-- CHALLENGE --
Return, exactly as written, every line from the first line of the data below through the line that contains "ax.set_axisbelow(True)".

╭──

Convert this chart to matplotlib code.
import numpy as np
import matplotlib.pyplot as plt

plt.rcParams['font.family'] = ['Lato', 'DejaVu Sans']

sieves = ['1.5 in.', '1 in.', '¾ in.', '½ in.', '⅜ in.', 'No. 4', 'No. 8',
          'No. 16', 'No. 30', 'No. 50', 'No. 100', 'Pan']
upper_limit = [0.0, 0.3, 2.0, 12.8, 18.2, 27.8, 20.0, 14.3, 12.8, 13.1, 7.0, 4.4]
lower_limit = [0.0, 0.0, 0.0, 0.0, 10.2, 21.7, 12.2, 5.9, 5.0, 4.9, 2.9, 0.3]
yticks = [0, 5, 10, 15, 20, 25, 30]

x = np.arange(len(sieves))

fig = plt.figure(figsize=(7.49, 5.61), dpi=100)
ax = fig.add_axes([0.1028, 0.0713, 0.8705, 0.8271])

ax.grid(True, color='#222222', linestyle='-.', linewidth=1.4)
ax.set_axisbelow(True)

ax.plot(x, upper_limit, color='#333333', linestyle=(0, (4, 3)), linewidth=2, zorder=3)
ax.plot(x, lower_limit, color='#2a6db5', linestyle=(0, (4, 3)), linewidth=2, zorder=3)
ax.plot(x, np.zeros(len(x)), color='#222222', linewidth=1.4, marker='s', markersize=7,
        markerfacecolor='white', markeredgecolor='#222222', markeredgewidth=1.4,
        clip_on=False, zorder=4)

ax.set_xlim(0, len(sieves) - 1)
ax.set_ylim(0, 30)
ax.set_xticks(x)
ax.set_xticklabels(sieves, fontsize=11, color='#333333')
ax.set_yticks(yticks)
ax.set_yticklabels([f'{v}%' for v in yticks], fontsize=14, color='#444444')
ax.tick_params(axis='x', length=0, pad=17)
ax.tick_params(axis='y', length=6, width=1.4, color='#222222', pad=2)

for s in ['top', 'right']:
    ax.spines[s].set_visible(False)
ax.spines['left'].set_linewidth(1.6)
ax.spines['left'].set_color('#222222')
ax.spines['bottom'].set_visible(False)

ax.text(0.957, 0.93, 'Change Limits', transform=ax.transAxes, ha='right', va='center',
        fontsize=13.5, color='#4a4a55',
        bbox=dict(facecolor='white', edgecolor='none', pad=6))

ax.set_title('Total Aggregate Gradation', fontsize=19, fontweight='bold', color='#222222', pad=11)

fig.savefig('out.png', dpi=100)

╰──

-- REPLY --
Convert this chart to matplotlib code.
import numpy as np
import matplotlib.pyplot as plt

plt.rcParams['font.family'] = ['Lato', 'DejaVu Sans']

sieves = ['1.5 in.', '1 in.', '¾ in.', '½ in.', '⅜ in.', 'No. 4', 'No. 8',
          'No. 16', 'No. 30', 'No. 50', 'No. 100', 'Pan']
upper_limit = [0.0, 0.3, 2.0, 12.8, 18.2, 27.8, 20.0, 14.3, 12.8, 13.1, 7.0, 4.4]
lower_limit = [0.0, 0.0, 0.0, 0.0, 10.2, 21.7, 12.2, 5.9, 5.0, 4.9, 2.9, 0.3]
yticks = [0, 5, 10, 15, 20, 25, 30]

x = np.arange(len(sieves))

fig = plt.figure(figsize=(7.49, 5.61), dpi=100)
ax = fig.add_axes([0.1028, 0.0713, 0.8705, 0.8271])

ax.grid(True, color='#222222', linestyle='-.', linewidth=1.4)
ax.set_axisbelow(True)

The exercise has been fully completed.